I swallow and try not to hyperventilate as I watch him kick off his shoes, peel off his socks, unbuckle his belt, and rip off his trousers. If there’s a speed record for undressing, he’s about to break it.

Then he’s standing there in all his glory wearing only a pair of black briefs. An enormous bulge distends the front.

The sight of his gorgeous body must be crossing all the wires in my brain, because I say, “You fucked me like you owned me, body and soul.”

Without breaking eye contact with me, he palms his erection, squeezing it through his briefs then stroking his hand up and down the length. “Go on.”

His voice is controlled but strain shows on his face. His muscles are all tensed, as if he’s restraining himself from lunging.

Heat blooms over my skin, prickling all the tiny hairs on my body. A fine tremor runs through my stomach. I lie motionless on my back, watching this aroused, beautiful man fight himself not to pounce on me, and feel more powerful than I have in my life.

“You were on top of me. Fucking me. Hard.”

His jaw muscles flex. He slides his hand under the elastic waistband of his briefs and grasps his jutting erection. Even surrounded by his big hand, it looks huge.

My voice comes out breathy. “You fucked me like that until I was about to come, then you flipped me over and put me on my knees and fucked me from behind.”

He begins to stroke his bare cock, running his hand up and down the shaft, thick and veined. All the veins in his arms are standing out, too, and so is one in his neck that’s throbbing.

“Then you spanked me, over and over as you fucked me, until I came, screaming into the pillow.”

He says sharply, “You said you’d never been spanked before.”

“I hadn’t.”

“But you fantasized about me doing it?”

“Yes.”

His eyelids drift lower. His hand moves faster. He stands still, stroking himself, watching me, his chest moving erratically up and down.

The cotton T-shirt I wore to bed rubs against my hard nipples with every inhalation I take. I’m aware of a heaviness between my legs, a tingle quickly turning into an ache.

James commands, “Sit up,” and my heartbeat goes haywire.

I follow his instruction, folding my legs underneath me and waiting for his next command as I struggle to keep my breathing even.

With his free hand, he motions me forward.
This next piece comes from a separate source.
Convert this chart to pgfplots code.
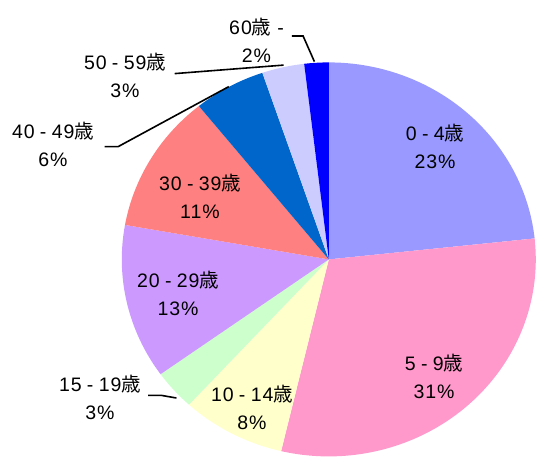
\documentclass[border=0pt]{standalone}
\usepackage{pgfplots}
\pgfplotsset{compat=1.18}
\usepackage{fontspec}
\setmainfont{Liberation Sans}[LetterSpace=5]
\newfontfamily\jp{Noto Sans CJK JP}
\newcommand\sai{{\jp 歳}}
\newcommand\sep{\hspace{0.27em}-\hspace{0.27em}}
\newcommand\lbl{\fontsize{19.5bp}{28bp}\selectfont}
\definecolor{c1}{HTML}{9999FF}
\definecolor{c2}{HTML}{FF99CC}
\definecolor{c3}{HTML}{FFFFCC}
\definecolor{c4}{HTML}{CCFFCC}
\definecolor{c5}{HTML}{CC99FF}
\definecolor{c6}{HTML}{FF8080}
\definecolor{c7}{HTML}{0066CC}
\definecolor{c8}{HTML}{CCCCFF}
\definecolor{c9}{HTML}{0000FF}
% running start angle (pie starts at 12 o'clock, goes clockwise)
\gdef\aStart{90}
\newcommand\slice[2]{%
  \pgfmathsetmacro\aEnd{\aStart-3.6*#2}%
  \edef\temp{\noexpand\addplot[fill=#1, draw=none, domain=\aEnd:\aStart, samples=80, data cs=polar] (x,1) -- (axis cs:0,0) -- cycle;}%
  \temp
  \global\let\aStart\aEnd
}
\newcommand\px[2]{(axis cs:{(#1-328.8)/207},{(259.4-#2)/197})}
\begin{document}
\begin{tikzpicture}
\begin{axis}[scale only axis, width=537bp, height=457bp,
  xmin=-1.5884, xmax=1.0058, ymin=-1.0030, ymax=1.3168,
  hide axis, clip=false]
% shares in percent
\slice{c1}{23.3}% 0-4
\slice{c2}{30.4}% 5-9
\slice{c3}{8.1}%  10-14
\slice{c4}{3.3}%  15-19
\slice{c5}{12.7}% 20-29
\slice{c6}{11.4}% 30-39
\slice{c7}{5.6}%  40-49
\slice{c8}{3.3}%  50-59
\slice{c9}{1.9}%  60-
% leader lines
\draw[line width=1.6bp] \px{104.5}{146.6} -- \px{118.2}{146.6} -- \px{228.8}{86.6};
\draw[line width=1.6bp] \px{174.7}{73.6} -- \px{283.6}{65.1};
\draw[line width=1.6bp] \px{291.8}{36} -- \px{303.1}{36} -- \px{314.4}{61.6};
\draw[line width=1.6bp] \px{148}{395.3} -- \px{161}{395.3} -- \px{176.4}{398};
% labels
\node[font=\lbl, align=center] at \px{435}{146} {0\sep4\sai\\23\%};
\node[font=\lbl, align=center] at \px{434}{376} {5\sep9\sai\\31\%};
\node[font=\lbl, align=center] at \px{252}{407} {10\sep14\sai\\8\%};
\node[font=\lbl, align=center] at \px{100}{397} {15\sep19\sai\\3\%};
\node[font=\lbl, align=center] at \px{178}{293.5} {20\sep29\sai\\13\%};
\node[font=\lbl, align=center] at \px{200}{196} {30\sep39\sai\\11\%};
\node[font=\lbl, align=center] at \px{53}{144.5} {40\sep49\sai\\6\%};
\node[font=\lbl, align=center] at \px{125}{75} {50\sep59\sai\\3\%};
\node[font=\lbl, align=center] at \px{256.5}{40} {60\sai\hspace{0.3em}-\\2\%};
\end{axis}
\pgfresetboundingbox
\path (current axis.south west) rectangle (current axis.north east);
\end{tikzpicture}
\end{document}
I crawl to the edge of the bed, then fold my legs underneath me again, looking up at him, my entire body trembling.

He says softly, “On your hands and knees.”

I exhale in a gust. Then I do as I’m told, acutely aware of every inch of skin on my body. My nerves are singing. My blood pounds through my veins.

Still stroking his erection, James moves closer to the edge of the bed until his cock is inches away from my face.

I can’t look away from it. My vision narrows to a tunnel, at the end of which is a huge, beautiful dick, standing proudly erect with a small bead of moisture welling at the slit in the crown.

James grasps my jaw in his free hand and forces me to look up at him.

His eyes are dark and wild.

He says gruffly, “You’re going to suck my cock and play with your pussy while I spank your ass, sweetheart. Are you ready?”

A thrill like terror blasts through me. But it’s not terror, it’s elation, the shock of how much I want this scorching through me like nuclear wind.

Quaking, I whisper, “I’m ready.”

My dark commander rewards me with a dangerous smile.